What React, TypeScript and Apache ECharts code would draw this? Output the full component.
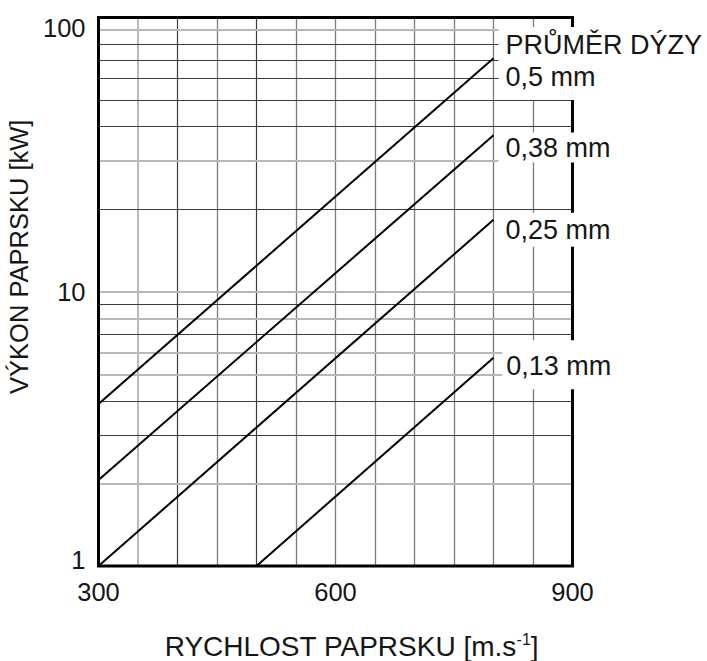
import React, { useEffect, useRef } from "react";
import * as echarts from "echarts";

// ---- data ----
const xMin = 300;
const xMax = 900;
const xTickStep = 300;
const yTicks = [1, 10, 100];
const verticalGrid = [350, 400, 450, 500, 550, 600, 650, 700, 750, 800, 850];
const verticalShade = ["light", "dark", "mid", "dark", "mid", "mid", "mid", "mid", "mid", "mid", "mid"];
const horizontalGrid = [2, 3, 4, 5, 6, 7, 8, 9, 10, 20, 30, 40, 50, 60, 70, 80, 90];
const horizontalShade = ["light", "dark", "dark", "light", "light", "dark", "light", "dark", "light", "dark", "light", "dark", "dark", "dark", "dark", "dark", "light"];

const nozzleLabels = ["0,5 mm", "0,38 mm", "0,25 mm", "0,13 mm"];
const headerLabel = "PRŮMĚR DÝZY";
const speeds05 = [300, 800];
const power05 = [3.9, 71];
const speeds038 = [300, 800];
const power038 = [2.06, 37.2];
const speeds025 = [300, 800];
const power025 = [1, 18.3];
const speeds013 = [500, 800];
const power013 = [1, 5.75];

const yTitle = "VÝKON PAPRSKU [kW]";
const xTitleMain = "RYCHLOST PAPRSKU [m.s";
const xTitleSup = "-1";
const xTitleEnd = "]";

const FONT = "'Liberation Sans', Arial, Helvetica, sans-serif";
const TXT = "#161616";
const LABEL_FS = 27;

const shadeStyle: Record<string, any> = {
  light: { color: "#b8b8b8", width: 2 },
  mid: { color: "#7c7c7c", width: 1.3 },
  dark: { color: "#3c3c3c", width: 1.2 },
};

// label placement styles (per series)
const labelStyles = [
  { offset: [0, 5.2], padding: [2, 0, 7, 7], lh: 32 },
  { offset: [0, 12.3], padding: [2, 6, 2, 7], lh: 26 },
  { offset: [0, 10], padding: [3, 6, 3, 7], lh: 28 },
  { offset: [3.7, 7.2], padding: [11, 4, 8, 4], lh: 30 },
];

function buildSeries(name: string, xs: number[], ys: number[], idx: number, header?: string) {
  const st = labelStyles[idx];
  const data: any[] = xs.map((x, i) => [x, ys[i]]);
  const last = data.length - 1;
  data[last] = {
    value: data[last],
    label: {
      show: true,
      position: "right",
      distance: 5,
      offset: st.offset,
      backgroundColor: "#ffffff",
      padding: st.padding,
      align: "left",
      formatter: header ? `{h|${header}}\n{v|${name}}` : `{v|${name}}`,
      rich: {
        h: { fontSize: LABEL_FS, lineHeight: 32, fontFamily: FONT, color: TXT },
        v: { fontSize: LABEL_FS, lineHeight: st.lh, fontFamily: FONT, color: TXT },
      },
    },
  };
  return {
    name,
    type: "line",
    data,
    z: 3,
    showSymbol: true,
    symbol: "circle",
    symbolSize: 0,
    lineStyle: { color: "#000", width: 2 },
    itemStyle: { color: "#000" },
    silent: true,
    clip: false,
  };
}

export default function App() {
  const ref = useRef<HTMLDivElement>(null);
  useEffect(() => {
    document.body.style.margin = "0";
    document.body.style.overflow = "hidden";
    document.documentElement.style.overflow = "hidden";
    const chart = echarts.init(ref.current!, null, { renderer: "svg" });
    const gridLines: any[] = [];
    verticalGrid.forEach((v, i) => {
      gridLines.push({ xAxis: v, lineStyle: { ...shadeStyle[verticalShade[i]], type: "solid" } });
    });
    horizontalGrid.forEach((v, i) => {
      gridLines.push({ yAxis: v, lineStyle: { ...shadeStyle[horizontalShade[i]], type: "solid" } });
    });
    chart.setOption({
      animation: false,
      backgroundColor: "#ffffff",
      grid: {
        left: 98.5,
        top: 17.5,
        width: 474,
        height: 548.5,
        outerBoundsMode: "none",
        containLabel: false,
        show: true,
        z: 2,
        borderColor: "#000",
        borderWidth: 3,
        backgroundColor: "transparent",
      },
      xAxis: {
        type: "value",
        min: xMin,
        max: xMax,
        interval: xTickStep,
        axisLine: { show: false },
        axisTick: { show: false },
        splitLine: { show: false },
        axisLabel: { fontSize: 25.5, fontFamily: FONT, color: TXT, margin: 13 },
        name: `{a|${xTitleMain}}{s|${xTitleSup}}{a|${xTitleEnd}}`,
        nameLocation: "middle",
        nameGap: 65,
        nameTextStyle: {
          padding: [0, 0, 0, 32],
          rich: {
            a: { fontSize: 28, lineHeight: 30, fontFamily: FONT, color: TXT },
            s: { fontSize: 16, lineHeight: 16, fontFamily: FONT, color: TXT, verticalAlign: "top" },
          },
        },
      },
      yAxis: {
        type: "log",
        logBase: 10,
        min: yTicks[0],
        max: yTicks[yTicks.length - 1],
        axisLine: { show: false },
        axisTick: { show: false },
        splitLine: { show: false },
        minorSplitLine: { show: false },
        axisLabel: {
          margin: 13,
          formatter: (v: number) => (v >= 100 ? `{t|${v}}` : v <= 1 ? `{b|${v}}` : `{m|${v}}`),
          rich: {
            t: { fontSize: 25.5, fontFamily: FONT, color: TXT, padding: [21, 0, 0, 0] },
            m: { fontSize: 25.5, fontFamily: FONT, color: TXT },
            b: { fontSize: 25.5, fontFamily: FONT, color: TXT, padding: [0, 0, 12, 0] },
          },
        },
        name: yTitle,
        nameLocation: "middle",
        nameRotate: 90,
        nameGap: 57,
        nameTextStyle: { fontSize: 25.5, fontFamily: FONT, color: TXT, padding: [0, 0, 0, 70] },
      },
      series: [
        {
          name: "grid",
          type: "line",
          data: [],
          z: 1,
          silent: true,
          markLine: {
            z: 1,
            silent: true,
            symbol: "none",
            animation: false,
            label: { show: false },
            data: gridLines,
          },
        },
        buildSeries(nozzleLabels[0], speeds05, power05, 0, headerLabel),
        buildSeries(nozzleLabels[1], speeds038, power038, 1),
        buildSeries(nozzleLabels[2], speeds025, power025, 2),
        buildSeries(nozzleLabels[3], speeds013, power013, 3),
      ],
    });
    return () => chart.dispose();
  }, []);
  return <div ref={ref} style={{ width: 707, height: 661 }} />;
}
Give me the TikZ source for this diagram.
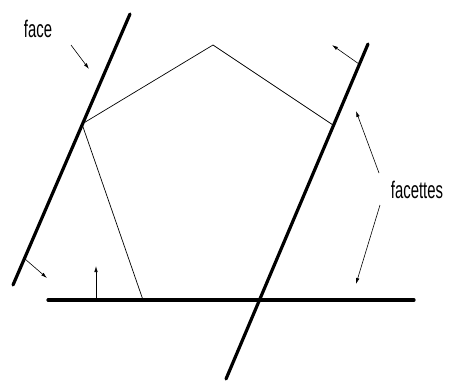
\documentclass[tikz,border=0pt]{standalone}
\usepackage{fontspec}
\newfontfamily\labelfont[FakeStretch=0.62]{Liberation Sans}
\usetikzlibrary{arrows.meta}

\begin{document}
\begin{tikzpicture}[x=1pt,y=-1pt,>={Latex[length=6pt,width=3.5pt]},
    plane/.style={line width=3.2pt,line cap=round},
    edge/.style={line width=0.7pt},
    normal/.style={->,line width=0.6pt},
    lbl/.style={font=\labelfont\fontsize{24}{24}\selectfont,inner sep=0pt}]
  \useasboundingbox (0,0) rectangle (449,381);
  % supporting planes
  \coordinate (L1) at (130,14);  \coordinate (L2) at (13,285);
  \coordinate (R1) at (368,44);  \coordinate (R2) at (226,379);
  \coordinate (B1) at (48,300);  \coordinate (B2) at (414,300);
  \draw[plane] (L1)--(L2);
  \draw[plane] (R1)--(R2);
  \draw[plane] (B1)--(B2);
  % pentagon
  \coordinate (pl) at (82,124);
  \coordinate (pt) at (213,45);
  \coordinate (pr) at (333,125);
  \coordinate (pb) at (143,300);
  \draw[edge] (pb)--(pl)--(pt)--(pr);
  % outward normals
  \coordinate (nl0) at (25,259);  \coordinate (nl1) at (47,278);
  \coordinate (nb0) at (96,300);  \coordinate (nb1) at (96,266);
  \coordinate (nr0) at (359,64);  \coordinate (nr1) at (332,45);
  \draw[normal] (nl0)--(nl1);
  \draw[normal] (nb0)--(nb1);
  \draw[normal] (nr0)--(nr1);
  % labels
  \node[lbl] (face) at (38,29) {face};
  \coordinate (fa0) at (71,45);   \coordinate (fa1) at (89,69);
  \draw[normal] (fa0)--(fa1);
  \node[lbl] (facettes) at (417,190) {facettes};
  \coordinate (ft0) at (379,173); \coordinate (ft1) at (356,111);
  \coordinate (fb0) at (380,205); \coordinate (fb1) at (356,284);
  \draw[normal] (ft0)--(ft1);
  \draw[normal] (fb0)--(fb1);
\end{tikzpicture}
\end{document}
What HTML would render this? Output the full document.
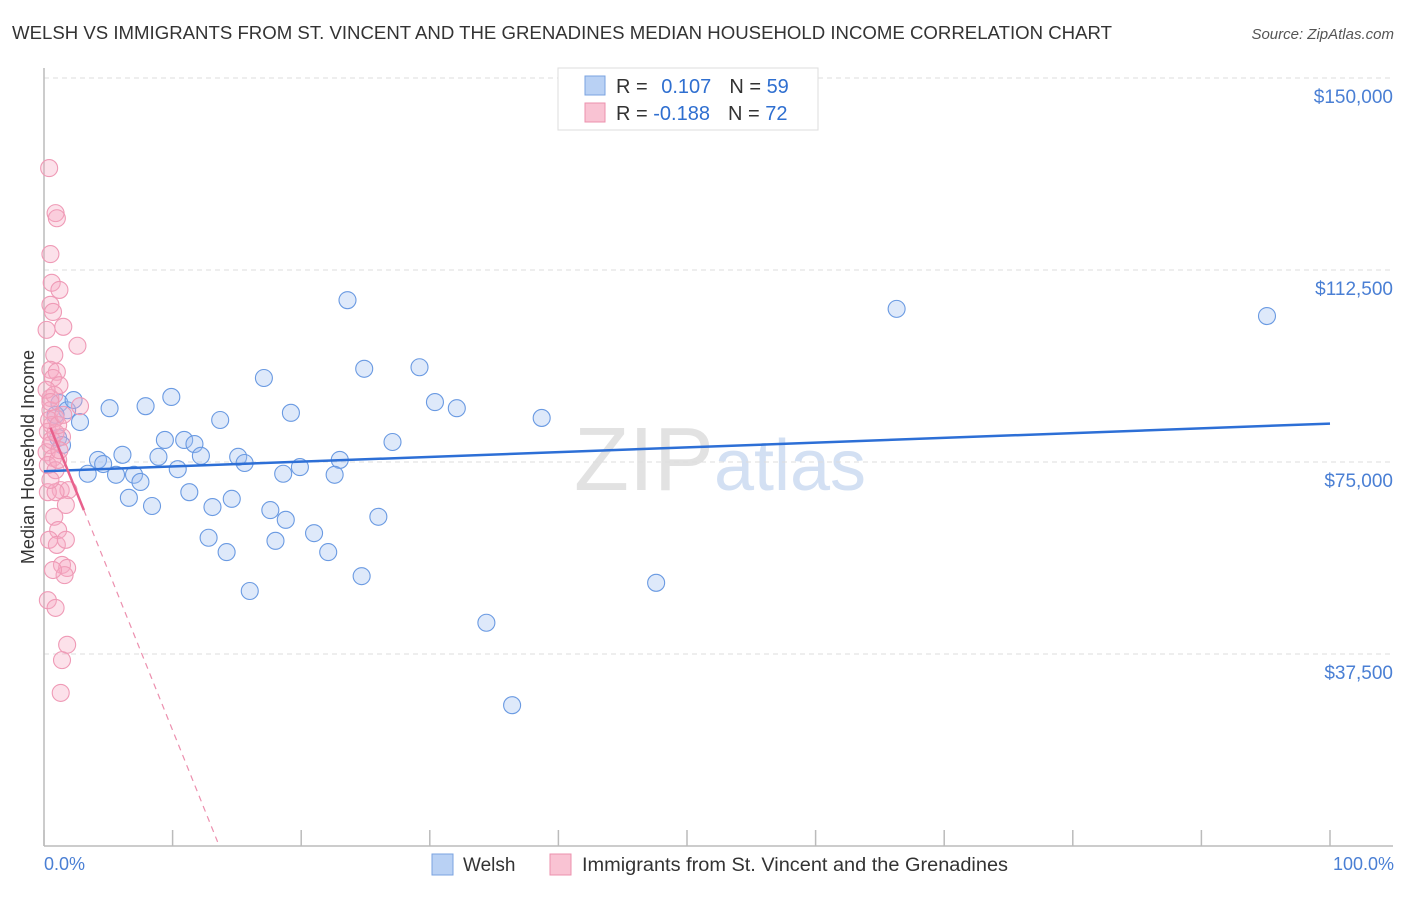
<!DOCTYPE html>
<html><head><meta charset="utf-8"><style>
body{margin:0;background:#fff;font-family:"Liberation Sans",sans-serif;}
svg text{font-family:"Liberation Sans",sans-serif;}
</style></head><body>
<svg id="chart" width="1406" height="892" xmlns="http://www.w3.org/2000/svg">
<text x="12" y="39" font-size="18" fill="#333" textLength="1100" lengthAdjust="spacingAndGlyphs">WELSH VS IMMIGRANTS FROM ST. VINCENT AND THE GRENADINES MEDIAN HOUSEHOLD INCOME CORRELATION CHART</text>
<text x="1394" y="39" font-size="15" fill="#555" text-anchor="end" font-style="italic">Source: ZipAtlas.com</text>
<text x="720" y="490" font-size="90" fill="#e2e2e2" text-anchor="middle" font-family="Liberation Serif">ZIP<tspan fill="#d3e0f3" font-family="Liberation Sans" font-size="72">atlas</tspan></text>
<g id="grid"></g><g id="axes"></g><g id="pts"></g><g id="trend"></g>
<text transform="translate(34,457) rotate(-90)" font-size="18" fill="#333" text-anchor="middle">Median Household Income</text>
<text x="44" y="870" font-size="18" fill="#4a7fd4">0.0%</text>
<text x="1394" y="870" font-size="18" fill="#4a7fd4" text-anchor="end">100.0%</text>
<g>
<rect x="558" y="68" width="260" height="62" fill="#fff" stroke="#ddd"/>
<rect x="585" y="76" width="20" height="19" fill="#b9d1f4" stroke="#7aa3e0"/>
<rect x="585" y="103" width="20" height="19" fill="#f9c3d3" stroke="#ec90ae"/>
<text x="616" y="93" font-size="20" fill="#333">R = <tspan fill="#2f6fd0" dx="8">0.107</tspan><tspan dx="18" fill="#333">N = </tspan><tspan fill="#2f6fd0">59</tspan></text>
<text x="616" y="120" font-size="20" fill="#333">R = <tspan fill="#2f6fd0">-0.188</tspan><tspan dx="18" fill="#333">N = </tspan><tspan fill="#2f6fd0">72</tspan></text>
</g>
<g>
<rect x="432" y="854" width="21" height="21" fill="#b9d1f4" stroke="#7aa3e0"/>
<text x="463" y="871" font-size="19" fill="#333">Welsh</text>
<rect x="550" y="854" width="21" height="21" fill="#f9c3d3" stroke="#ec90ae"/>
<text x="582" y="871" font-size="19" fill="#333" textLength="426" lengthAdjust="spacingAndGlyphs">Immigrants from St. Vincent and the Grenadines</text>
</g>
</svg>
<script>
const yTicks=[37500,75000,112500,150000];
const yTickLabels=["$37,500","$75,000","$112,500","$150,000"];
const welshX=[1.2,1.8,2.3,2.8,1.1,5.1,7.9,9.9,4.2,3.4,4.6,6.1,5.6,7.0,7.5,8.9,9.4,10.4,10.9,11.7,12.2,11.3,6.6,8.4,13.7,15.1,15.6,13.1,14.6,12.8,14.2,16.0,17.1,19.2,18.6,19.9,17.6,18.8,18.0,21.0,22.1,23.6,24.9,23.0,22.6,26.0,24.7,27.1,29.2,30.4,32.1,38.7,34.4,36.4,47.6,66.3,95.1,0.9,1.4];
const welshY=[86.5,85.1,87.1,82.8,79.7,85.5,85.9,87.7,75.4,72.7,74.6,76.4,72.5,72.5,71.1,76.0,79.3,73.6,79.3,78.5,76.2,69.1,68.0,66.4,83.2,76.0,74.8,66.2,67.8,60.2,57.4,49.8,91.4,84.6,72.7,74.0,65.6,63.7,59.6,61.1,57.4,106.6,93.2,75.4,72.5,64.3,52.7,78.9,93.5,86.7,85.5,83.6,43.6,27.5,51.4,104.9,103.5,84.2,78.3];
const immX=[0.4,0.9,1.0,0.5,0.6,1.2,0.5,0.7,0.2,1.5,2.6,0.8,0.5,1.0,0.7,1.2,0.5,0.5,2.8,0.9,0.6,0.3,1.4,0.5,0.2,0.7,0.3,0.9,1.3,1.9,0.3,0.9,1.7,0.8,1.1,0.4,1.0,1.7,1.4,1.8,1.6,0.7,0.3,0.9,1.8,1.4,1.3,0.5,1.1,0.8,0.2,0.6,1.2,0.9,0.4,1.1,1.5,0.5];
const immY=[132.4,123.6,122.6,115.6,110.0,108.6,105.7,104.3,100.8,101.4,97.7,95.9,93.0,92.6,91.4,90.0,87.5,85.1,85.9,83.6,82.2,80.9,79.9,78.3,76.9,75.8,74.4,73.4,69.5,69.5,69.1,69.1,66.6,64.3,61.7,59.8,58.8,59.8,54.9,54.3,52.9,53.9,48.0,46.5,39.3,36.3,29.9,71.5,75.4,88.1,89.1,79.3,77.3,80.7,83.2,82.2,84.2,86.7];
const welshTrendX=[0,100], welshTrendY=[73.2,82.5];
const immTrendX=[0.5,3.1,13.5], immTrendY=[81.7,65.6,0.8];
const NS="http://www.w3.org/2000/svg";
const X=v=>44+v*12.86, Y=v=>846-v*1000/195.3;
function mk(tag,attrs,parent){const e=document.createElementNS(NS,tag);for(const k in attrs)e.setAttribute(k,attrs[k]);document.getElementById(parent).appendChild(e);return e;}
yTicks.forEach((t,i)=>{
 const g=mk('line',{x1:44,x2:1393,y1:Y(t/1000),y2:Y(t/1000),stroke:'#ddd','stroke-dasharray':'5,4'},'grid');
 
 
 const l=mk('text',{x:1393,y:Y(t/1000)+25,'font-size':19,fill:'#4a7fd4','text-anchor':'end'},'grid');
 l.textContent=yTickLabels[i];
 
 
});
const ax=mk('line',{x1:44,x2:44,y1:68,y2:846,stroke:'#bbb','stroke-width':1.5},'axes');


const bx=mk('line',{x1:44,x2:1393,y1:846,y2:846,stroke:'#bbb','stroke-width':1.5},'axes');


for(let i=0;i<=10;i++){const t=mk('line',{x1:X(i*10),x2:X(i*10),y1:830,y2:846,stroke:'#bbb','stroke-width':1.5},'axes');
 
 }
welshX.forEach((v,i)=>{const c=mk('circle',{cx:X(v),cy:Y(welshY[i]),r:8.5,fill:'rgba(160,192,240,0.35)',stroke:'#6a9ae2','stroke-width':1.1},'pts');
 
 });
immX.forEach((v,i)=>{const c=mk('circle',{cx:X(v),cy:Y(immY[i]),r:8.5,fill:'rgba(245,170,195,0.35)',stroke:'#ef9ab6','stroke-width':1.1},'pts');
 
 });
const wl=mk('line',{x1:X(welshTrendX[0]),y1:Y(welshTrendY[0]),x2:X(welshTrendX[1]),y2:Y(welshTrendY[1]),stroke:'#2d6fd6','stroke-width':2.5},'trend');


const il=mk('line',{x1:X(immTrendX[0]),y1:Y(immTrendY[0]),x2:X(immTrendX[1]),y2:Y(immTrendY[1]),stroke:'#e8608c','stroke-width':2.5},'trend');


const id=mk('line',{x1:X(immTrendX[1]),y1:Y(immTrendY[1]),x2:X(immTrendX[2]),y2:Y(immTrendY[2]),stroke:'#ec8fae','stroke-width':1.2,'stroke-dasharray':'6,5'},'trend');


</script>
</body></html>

• Set exercise
Isolate each line of the listing above that includes "React". Copy it.

• Answer to this exercise
What React, TypeScript and Apache ECharts code would draw this? Output the full component.
import React, { useEffect, useRef } from "react";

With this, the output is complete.